Just in case you didn’t have a clue who George W. Bush’s friends are, a peek into the recent enforcement actions and inactions of the Internal Revenue Service will offer some guidance on this matter.

Item. While the number of tax returns filed each year has grown by 12 percent in the past decade, the number of agents able to conduct face-to-face audits of taxpayer returns has fallen by 25 percent, from 16,000 to 12,000. Moreover, according to data collected and analyzed by a tax watchdog group at Syracuse University, the targets of these audits tend not to be large corporations and the wealthy but the proverbial “little guy.”

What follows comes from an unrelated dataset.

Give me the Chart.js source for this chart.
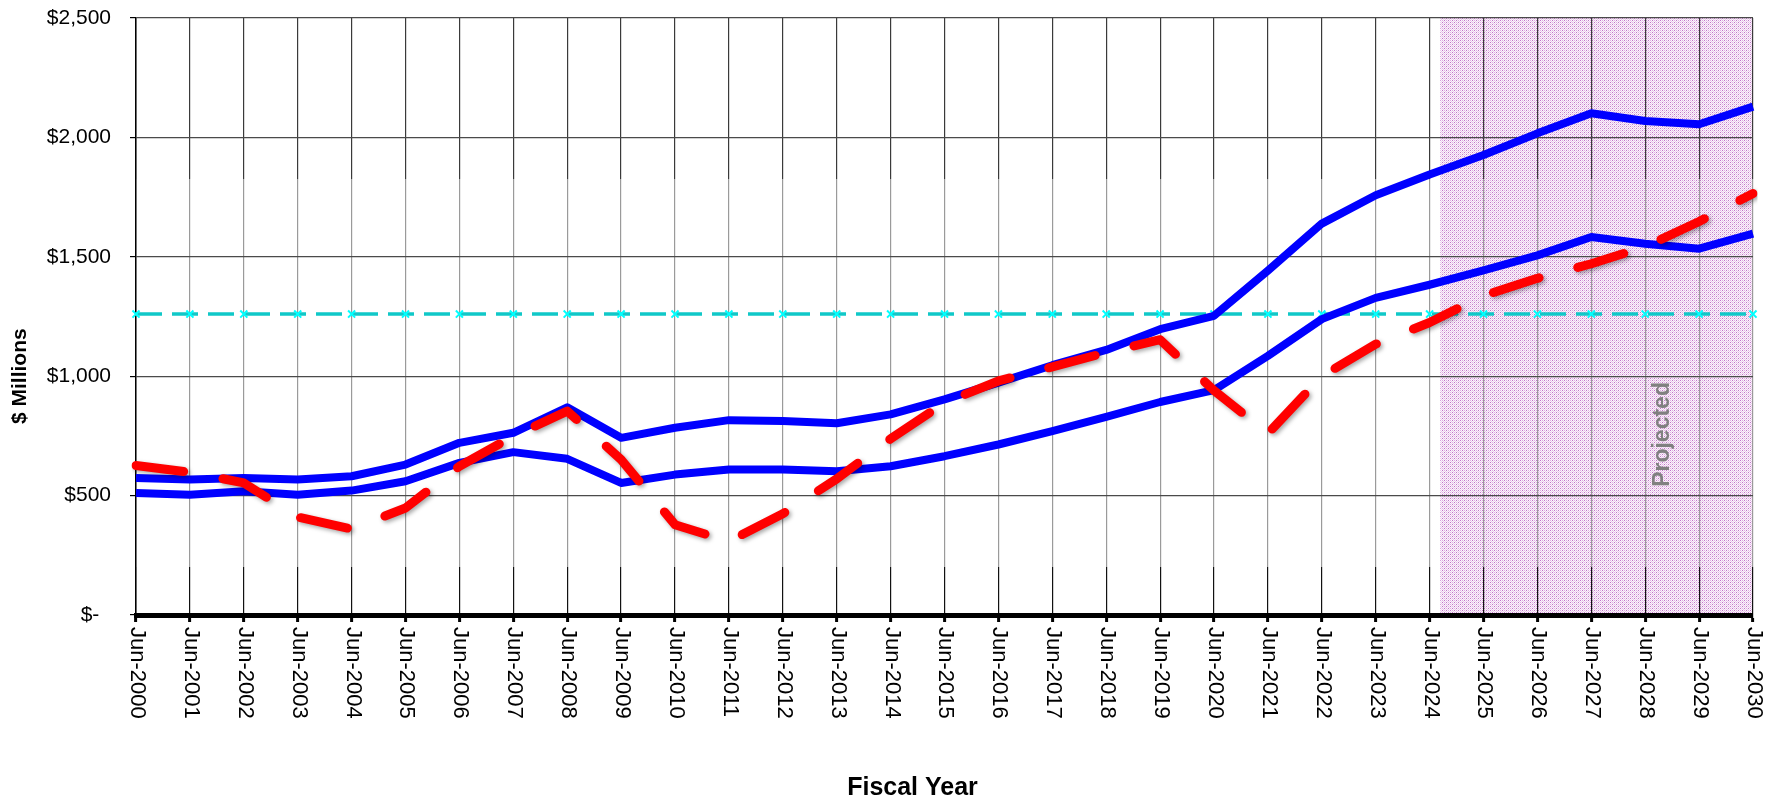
<!DOCTYPE html>
<html>
<head>
<meta charset="utf-8">
<script src="https://cdn.jsdelivr.net/npm/chart.js@4/dist/chart.umd.min.js"></script>
<style>
  html, body { margin: 0; padding: 0; background: #fff; }
  #wrap { width: 1777px; height: 803px; }
</style>
</head>
<body>
<div id="wrap"><canvas id="c" width="1777" height="803"></canvas></div>
<script>
// ---------- DATA ----------
const fiscalYears = ['Jun-2000','Jun-2001','Jun-2002','Jun-2003','Jun-2004','Jun-2005','Jun-2006','Jun-2007','Jun-2008','Jun-2009','Jun-2010','Jun-2011','Jun-2012','Jun-2013','Jun-2014','Jun-2015','Jun-2016','Jun-2017','Jun-2018','Jun-2019','Jun-2020','Jun-2021','Jun-2022','Jun-2023','Jun-2024','Jun-2025','Jun-2026','Jun-2027','Jun-2028','Jun-2029','Jun-2030'];

const upperBlue = [574, 567, 574, 567, 581, 630, 721, 763, 870, 742, 784, 816, 812, 803, 840, 903, 973, 1046, 1110, 1197, 1253, 1442, 1639, 1758, 1845, 1926, 2017, 2101, 2069, 2055, 2129];

const lowerBlue = [511, 504, 518, 504, 521, 560, 637, 682, 654, 553, 588, 609, 609, 602, 623, 665, 714, 770, 830, 892, 942, 1085, 1239, 1328, 1383, 1443, 1506, 1583, 1555, 1534, 1597];

const redDashed = [626, 598, 553, 410, 360, 448, 623, 749, 854, 651, 378, 308, 424, 570, 738, 889, 980, 1039, 1099, 1153, 940, 760, 1000, 1134, 1225, 1337, 1410, 1471, 1542, 1648, 1765];

const targetLevel = 1260;
const targetLine = fiscalYears.map(() => targetLevel);

const yTickValues = [0, 500, 1000, 1500, 2000, 2500];
const yAxisTitle = '$ Millions';
const xAxisTitle = 'Fiscal Year';
const projectedLabel = 'Projected';
const projectedFromIndex = 24.2;

// ---------- STYLE HELPERS ----------
function makePattern(ctx) {
  const p = document.createElement('canvas');
  p.width = 4; p.height = 4;
  const g = p.getContext('2d');
  g.fillStyle = '#fcf4fc'; g.fillRect(0, 0, 4, 4);
  const px = (x, y, c) => { g.fillStyle = c; g.fillRect(x, y, 1, 1); };
  px(0,0,'#c076c8'); px(2,2,'#c076c8');
  px(2,0,'#deb0e2'); px(0,2,'#deb0e2');
  px(1,1,'#eed6f0'); px(3,3,'#eed6f0');
  px(1,3,'#e8c8ea'); px(3,1,'#e8c8ea');
  return ctx.createPattern(p, 'repeat');
}

const decorPlugin = {
  id: 'decor',
  beforeDraw(chart) {
    const { ctx, chartArea: a, scales } = chart;
    const x0 = scales.x.getPixelForValue(projectedFromIndex);
    ctx.save();
    ctx.fillStyle = makePattern(ctx);
    ctx.fillRect(x0, a.top, a.right - x0, a.bottom - a.top);
    ctx.restore();
  },
  beforeDatasetDraw(chart, args) {
    if (chart.data.datasets[args.index].shadow) {
      const ctx = chart.ctx;
      ctx.save();
      ctx.shadowColor = 'rgba(0,0,0,0.35)';
      ctx.shadowBlur = 4;
      ctx.shadowOffsetX = 2;
      ctx.shadowOffsetY = 2;
    }
  },
  afterDatasetDraw(chart, args) {
    if (chart.data.datasets[args.index].shadow) chart.ctx.restore();
  },
  afterDraw(chart) {
    const { ctx, chartArea: a, scales } = chart;
    const xs = scales.x, ys = scales.y;
    ctx.save();
    // x tick labels, rotated clockwise
    ctx.fillStyle = '#000';
    ctx.font = '22px "Liberation Sans", Arial, sans-serif';
    ctx.textAlign = 'left';
    ctx.textBaseline = 'middle';
    fiscalYears.forEach((lab, i) => {
      const x = xs.getPixelForTick(i);
      ctx.save();
      ctx.translate(x + 1, a.bottom + 12);
      ctx.rotate(Math.PI / 2);
      ctx.fillText(lab, 0, 0);
      ctx.restore();
    });
    // y title
    ctx.font = 'bold 21px "Liberation Sans", Arial, sans-serif';
    ctx.textAlign = 'center';
    ctx.save();
    ctx.translate(20, ys.getPixelForValue(1000));
    ctx.rotate(-Math.PI / 2);
    ctx.fillText(yAxisTitle, 0, 0);
    ctx.restore();
    // x title
    ctx.font = 'bold 25px "Liberation Sans", Arial, sans-serif';
    ctx.fillText(xAxisTitle, (a.left + a.right) / 2 - 32, 788);
    // Projected
    ctx.fillStyle = '#808080';
    ctx.font = 'bold 23px "Liberation Sans", Arial, sans-serif';
    ctx.save();
    ctx.translate(xs.getPixelForValue(28.33), ys.getPixelForValue(756));
    ctx.rotate(-Math.PI / 2);
    ctx.fillText(projectedLabel, 0, 0);
    ctx.restore();
    ctx.restore();
  }
};

function vGridColor(c) {
  const a = c.chart.chartArea;
  if (!a) return '#777';
  const g = c.chart.ctx.createLinearGradient(0, a.top, 0, a.bottom);
  g.addColorStop(0, '#3a3a3a');
  g.addColorStop(0.27, '#3a3a3a');
  g.addColorStop(0.2701, '#9a9a9a');
  g.addColorStop(0.92, '#9a9a9a');
  g.addColorStop(0.9201, '#111');
  g.addColorStop(1, '#111');
  return g;
}

new Chart(document.getElementById('c'), {
  type: 'line',
  data: {
    labels: fiscalYears,
    datasets: [
      {
        label: 'Projection (dashed)',
        data: redDashed,
        borderColor: '#ff0000',
        borderWidth: 9,
        borderDash: [48, 40],
        borderCapStyle: 'round',
        borderJoinStyle: 'round',
        pointRadius: 0,
        tension: 0,
        order: 0,
        shadow: true
      },
      {
        label: 'Upper',
        data: upperBlue,
        borderColor: '#0000ff',
        borderWidth: 8,
        borderJoinStyle: 'round',
        pointRadius: 0,
        tension: 0,
        order: 1
      },
      {
        label: 'Lower',
        data: lowerBlue,
        borderColor: '#0000ff',
        borderWidth: 8,
        borderJoinStyle: 'round',
        pointRadius: 0,
        tension: 0,
        order: 2
      },
      {
        label: 'Target',
        data: targetLine,
        borderColor: '#10c8c8',
        borderWidth: 3.5,
        borderDash: [26, 10],
        pointStyle: 'crossRot',
        pointRadius: 5,
        pointBorderWidth: 2,
        pointBorderColor: '#00ffff',
        pointBackgroundColor: '#00ffff',
        tension: 0,
        order: 3
      }
    ]
  },
  options: {
    responsive: false,
    animation: false,
    devicePixelRatio: 1,
    layout: { padding: { top: 18, right: 24, left: 0, bottom: 0 } },
    plugins: { legend: { display: false }, tooltip: { enabled: false }, title: { display: false } },
    scales: {
      x: {
        type: 'category',
        offset: false,
        afterFit(scale) { scale.height = 188; scale.paddingLeft = 0; scale.paddingRight = 0; },
        ticks: { display: false },
        grid: {
          color: vGridColor,
          lineWidth: 1.2,
          drawTicks: true,
          tickLength: 7,
          tickColor: '#000',
          tickWidth: 3
        },
        border: { display: true, color: '#000', width: 5 }
      },
      y: {
        min: 0,
        max: 2500,
        afterFit(scale) { scale.width = 136; scale.paddingTop = 0; scale.paddingBottom = 0; },
        afterBuildTicks(scale) { scale.ticks = yTickValues.map(v => ({ value: v })); },
        ticks: {
          padding: 19,
          color: '#000',
          font: { family: '"Liberation Sans", Arial, sans-serif', size: 21 },
          callback: (v) => v === 0 ? '$-  ' : '$' + v.toLocaleString('en-US')
        },
        grid: {
          color: '#4a4a4a',
          lineWidth: 1.2,
          drawTicks: true,
          tickLength: 6,
          tickColor: '#000'
        },
        border: { display: true, color: '#000', width: 1.5 }
      }
    }
  },
  plugins: [decorPlugin]
});
</script>
</body>
</html>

Item. Recently, the IRS announced it was beefing up its audits of those claiming the earned-income tax credit (EITC), which supplements the salaries of low-income workers. To be eligible for this program, your household income may not exceed $35,000. To add insult to injury, as many as 9 million low-income workers are excluded from the President’s proposed $725 billion tax relief package pending in Congress. In other words, the President is excluding from the tax cut those most likely to provide stimulus to the economy by spending any additional income they receive.

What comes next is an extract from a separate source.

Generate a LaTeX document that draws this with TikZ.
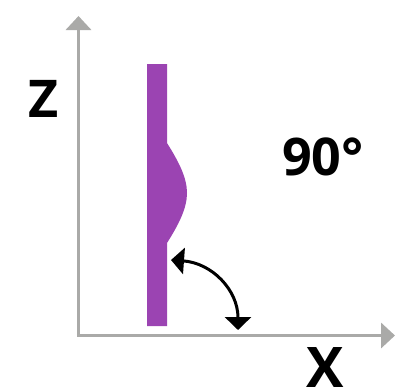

Unquestionably, the Administration is legitimately concerned about the estimated $9 billion in fraudulent payments made to EITC recipients each year. So the Treasury Department announced it will ask Congress for $100 million to hire 650 new employees whose job it will be to determine the eligibility of EITC participants, in an effort to ferret out fraud. Still, those who follow the massive $250 billion-a-year underground economy, like Harvard economist Mihir Desai, maintain there would be much bigger bang for the buck if these same resources were devoted to pursuing offshore accounts and other scam tax shelters. As proof, Professor Desai points to evidence he has collected that shows that corporations have managed to avoid as much as $54 billion in taxes yearly by hiding about $155 billion in profits in tax shelters.

As the enforcement resources of the IRS have dwindled over the past decade, the odds of anyone except the working poor actually being audited stand at less than one in a hundred. And the chances of actually being criminally prosecuted for income tax evasion are even smaller.

It is undeniable that the IRS is in dire need of increased funding so it can go after the big fish. But Congress–Republicans and Democrats alike–has historically starved the agency of the funds it needs to pursue major tax cheats. So while it recognizes that there must be a tax collection authority, Congress keeps the IRS at a funding level that makes it virtually impossible for the agency to do a good job. Is it any wonder, then, that tax avoidance may be fast approaching online-music file-swapping as a new national pastime? And the long-term effects of such a prospect can’t be healthy for a democracy, especially with so much red ink looming in future federal budgets.

Former New York hotel queen Leona Helmsley famously told a housekeeper more than a decade ago, “We don’t pay taxes. Only the little people pay taxes.” With George W. Bush in the White House, her words ring even truer today.